PersistentAll worker state, including in-memory state, is persistent and survives failures, restarts, and updates without loss.

Emulating Classic Serverless

Because Golem supports workers that run forever, each with their own unique identity, it may not be clear how to use Golem as a classic serverless platform.

To emulate classic serverless, you really only need to do two things:

  1. One-Export Component. While WASM components can have any number of exports, when emulating classic serverless, you should only have one export per component. This export represents the event or request handler that you would typically have in a classic serverless function.
  2. One Worker Per Request. When dispatching events or requests to your component, you should create a new worker for each event or request. The worker will handle the event or request, and never be used again.

To ensure one worker per request or event, you can create a random worker name for each request or event, and use that to dispatch the event or request to the worker with the specified identity.
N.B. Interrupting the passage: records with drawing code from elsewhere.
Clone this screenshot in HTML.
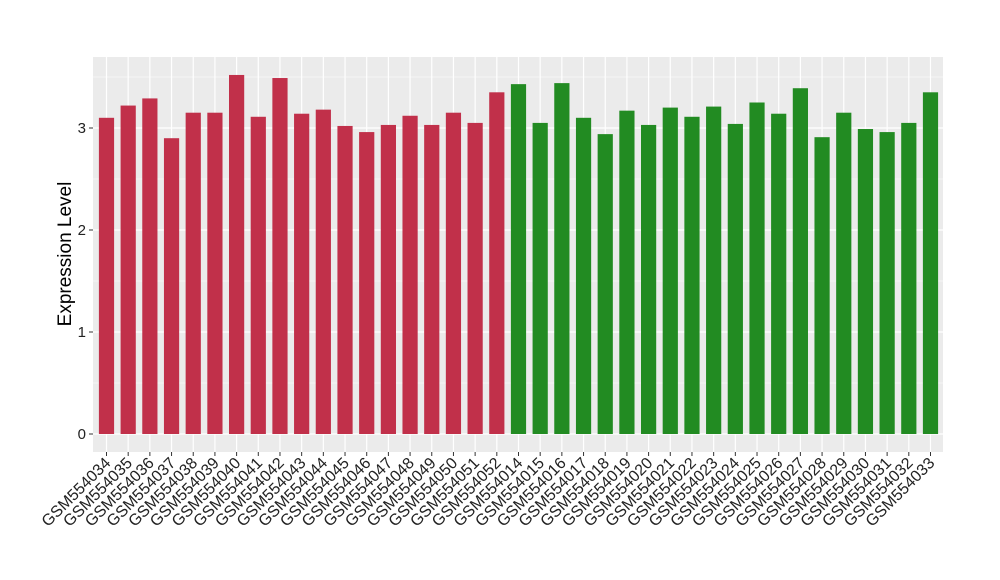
<!DOCTYPE html>
<html><head><meta charset="utf-8"><style>body{margin:0;background:#fff}svg{display:block}</style></head>
<body>
<svg id="c" width="1000" height="580" xmlns="http://www.w3.org/2000/svg" font-family="Liberation Sans, Arial, sans-serif"></svg>
<script>
const vals=[3.10,3.22,3.29,2.90,3.15,3.15,3.52,3.11,3.49,3.14,3.18,3.02,2.96,3.03,3.12,3.03,3.15,3.05,3.35,
3.43,3.05,3.44,3.10,2.94,3.17,3.03,3.20,3.11,3.21,3.04,3.25,3.14,3.39,2.91,3.15,2.99,2.96,3.05,3.35];
const names=[];for(let i=34;i<=52;i++)names.push("GSM5540"+i);for(let i=14;i<=33;i++)names.push("GSM5540"+i);
const L=93,R=943,T=57,B=452,y0=434,k=102,x0=106.5,dx=21.684;
let s=`<rect x="${L}" y="${T}" width="${R-L}" height="${B-T}" fill="#EBEBEB"/>`;
for(let v=0.5;v<3.9;v+=1){const y=y0-k*v;if(y>T)s+=`<line x1="${L}" x2="${R}" y1="${y}" y2="${y}" stroke="#fff" stroke-width="0.6"/>`;}
for(let v=0;v<=3;v++){const y=y0-k*v;s+=`<line x1="${L}" x2="${R}" y1="${y}" y2="${y}" stroke="#fff" stroke-width="1.2"/>`;
s+=`<line x1="${L-4}" x2="${L}" y1="${y}" y2="${y}" stroke="#333" stroke-width="1"/>`;
s+=`<text x="${L-7}" y="${y+5}" font-size="15" text-anchor="end" fill="#222">${v}</text>`;}
vals.forEach((v,i)=>{const cx=x0+dx*i;
s+=`<line x1="${cx}" x2="${cx}" y1="${T}" y2="${B}" stroke="#fff" stroke-width="1.2"/>`;});
vals.forEach((v,i)=>{const cx=x0+dx*i;const top=y0-k*v;
s+=`<rect x="${cx-7.6}" y="${top}" width="15.2" height="${y0-top}" fill="${i<19?'#C1304A':'#228B22'}"/>`;
s+=`<line x1="${cx}" x2="${cx}" y1="${B}" y2="${B+4}" stroke="#333" stroke-width="1"/>`;
s+=`<text transform="translate(${cx+5},${B+12}) rotate(-45)" font-size="16" text-anchor="end" fill="#222">${names[i]}</text>`;});
s+=`<text transform="translate(71,254) rotate(-90)" font-size="19" text-anchor="middle" fill="#000">Expression Level</text>`;
document.getElementById('c').innerHTML=s;
</script>
</body></html>
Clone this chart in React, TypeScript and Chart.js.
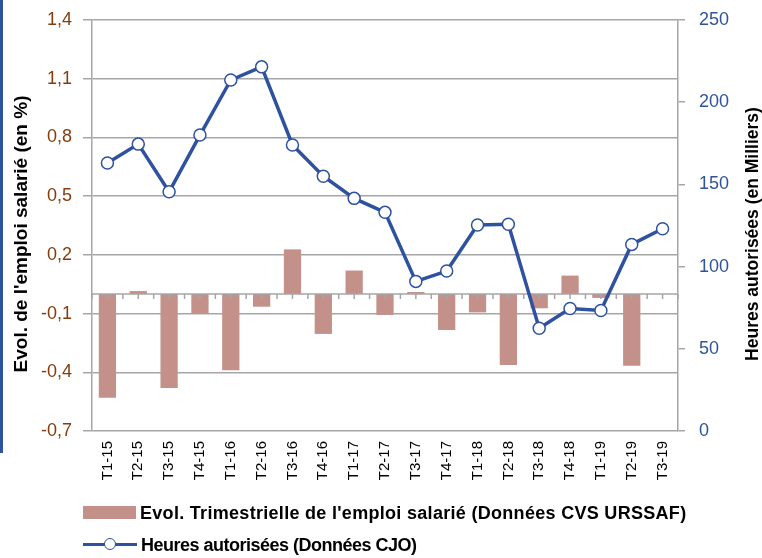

Although the worker will remain available indefinitely, it will only be executed a single time, when used to handle the event or request. This allows you to emulate classic serverless behavior, while still benefiting from the durability and reliability of Golem.

Operations

Workers support the following operations:

  • Creation. Workers benefit from automatic creation, which occurs when a worker is invoked for the first time. Therefore, it is not necessary to create workers explicitly.
  • Interruption. Workers can be interrupted at any time, which causes the worker to stop executing. Interrupted workers can be resumed later.
  • Deletion. Workers can be deleted, which causes all state of the worker to be permanently deleted. Deleted workers cannot be undeleted or resumed, and if invoked again, they will be recreated from scratch.
  • Updating. Workers can be updated to a newer version of a component, which is useful for long-lived workers that can benefit from bug fixes or new features.

Details about how to perform these operations can be found in the CLI guide, the REST API reference, and language-specific SDK documentation.